Several women have spoken out against their experiences of discrimination over their pay and opportunities in workplaces across the country as part of a new campaign by the Human Rights Commission.
Last week, new statistics revealed that the nearly 10 per cent gender pay gap hasn't changed in two years.
The women's stories come as part of the Human Rights Commission's Pay Transparency campaign, which is calling for public information on pay scales and career progression to be made readily available by employers, the commission said today in a statement.
The commission is joined by a coalition of 10 partners who are calling on the Government to urgently introduce pay transparency to the workplace, including the Public Service Association, Council of Trade Unions, National Council of Women, YWCA, PACIFICA, Diversity Works, Rural Women New Zealand, Women in Urbanism, Coalition for Equal Value Equal Pay and the Women Empowerment Principles Committee.
"As a Pacific woman of colour, there is extra effort and hoops that I need to jump through," Wellington woman Nia Bartley said. "There is a group of people in society that miss out because of what they look or sound like and that is so wrong. Pay Transparency will correct this wrong."
Social worker Lauren Bartley told Breakfast about her experience with pay discrimination. (Source: Other)
Pay transparency allows workers to know if they are being paid fairly when compared to people in the same or similar roles.
"Without pay transparency, it is sort of like fighting fog. You are trying to validate to yourself and others that this problem exists," Christchurch woman Nancy McShane said.
"If we have pay transparency in place, then it’s a much easier process. We need to work a lot harder on creating a fair and equitable society."
Equal Employment Opportunities Commissioner Saunoamaali'i Karanina Sumeo said New Zealand needs pay transparency because it "is about people’s lives".
"If we want to move children out of poverty, well that's obviously connected to people caring for them. We're talking about their mothers, their fathers, their caregivers," she told TVNZ1's Breakfast this morning.
"If they’re not being paid the fair pay for the work that they’re doing or certainly being discriminated against, that directly impacts the lives of our children, the lives of our communities.
"At the end of the day, discrimination's against the law. Exploitation of women economically is against the law, so this is not a surprise to New Zealand and people have been advocating for it for so long, but we’re missing that step of actually putting it into law and making it real."
She said women - especially those of Māori, Pacific and Asian descent - are being paid far less than men in the same or similar roles.
Ms Sumeo said the pay gap between white women and white men is around 9.3 per cent, while the pay gap between white men and Pacific women is around 29 per cent. For Māori women, the gap is at 27 per cent, while for Asian women, the gap is 20 per cent.
"It's really unjust, and you've got to think about everyone else behind that woman, and everyone else it impacts and everything that relies on an income, so we have to do something urgently – this is the time," she said.
Ms Sumeo said it's important to put pay transparency into the law "because it encourages others" and "gives us a platform to be able to call on people who are making effort to address it, to share their experiences to help others."

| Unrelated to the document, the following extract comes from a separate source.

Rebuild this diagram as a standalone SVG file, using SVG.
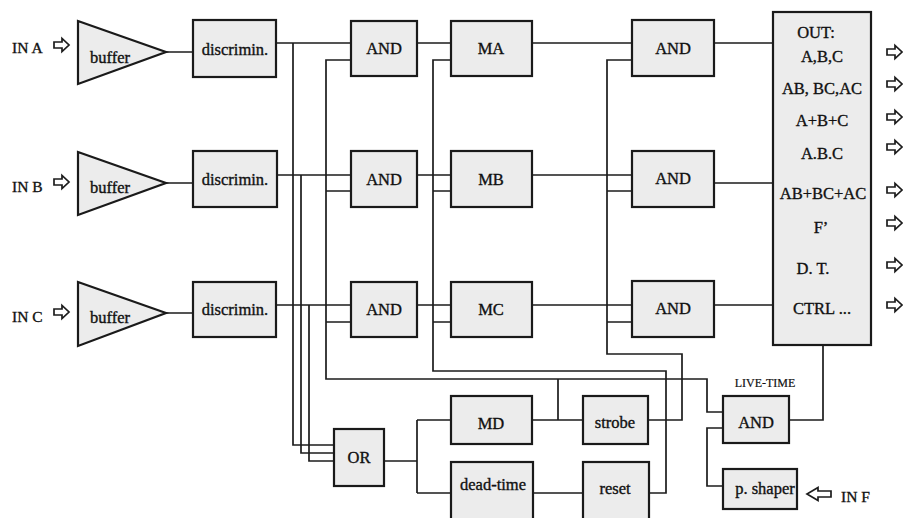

"I think that's part of the problem, so people actually don't know how to get started or what to do, what tools, so it will open the conversation."
She said they are not "asking for a lot" in calling for the Government to act.
"It's not like we don't know the problem exists," she said. "We know the problem exists – we've known it for a very, very long time."
Prime Minister Jacinda Ardern said on Breakfast this morning that Minister for Women Julie Ann Genter is looking into the issue.
"It is something we're interested in," she explained. "We've been looking at the overseas evidence - haven't made any final decisions but very actively having a look at pay transparency.
"We wouldn't look at it if we weren't considering it, so that's something that's being considered now."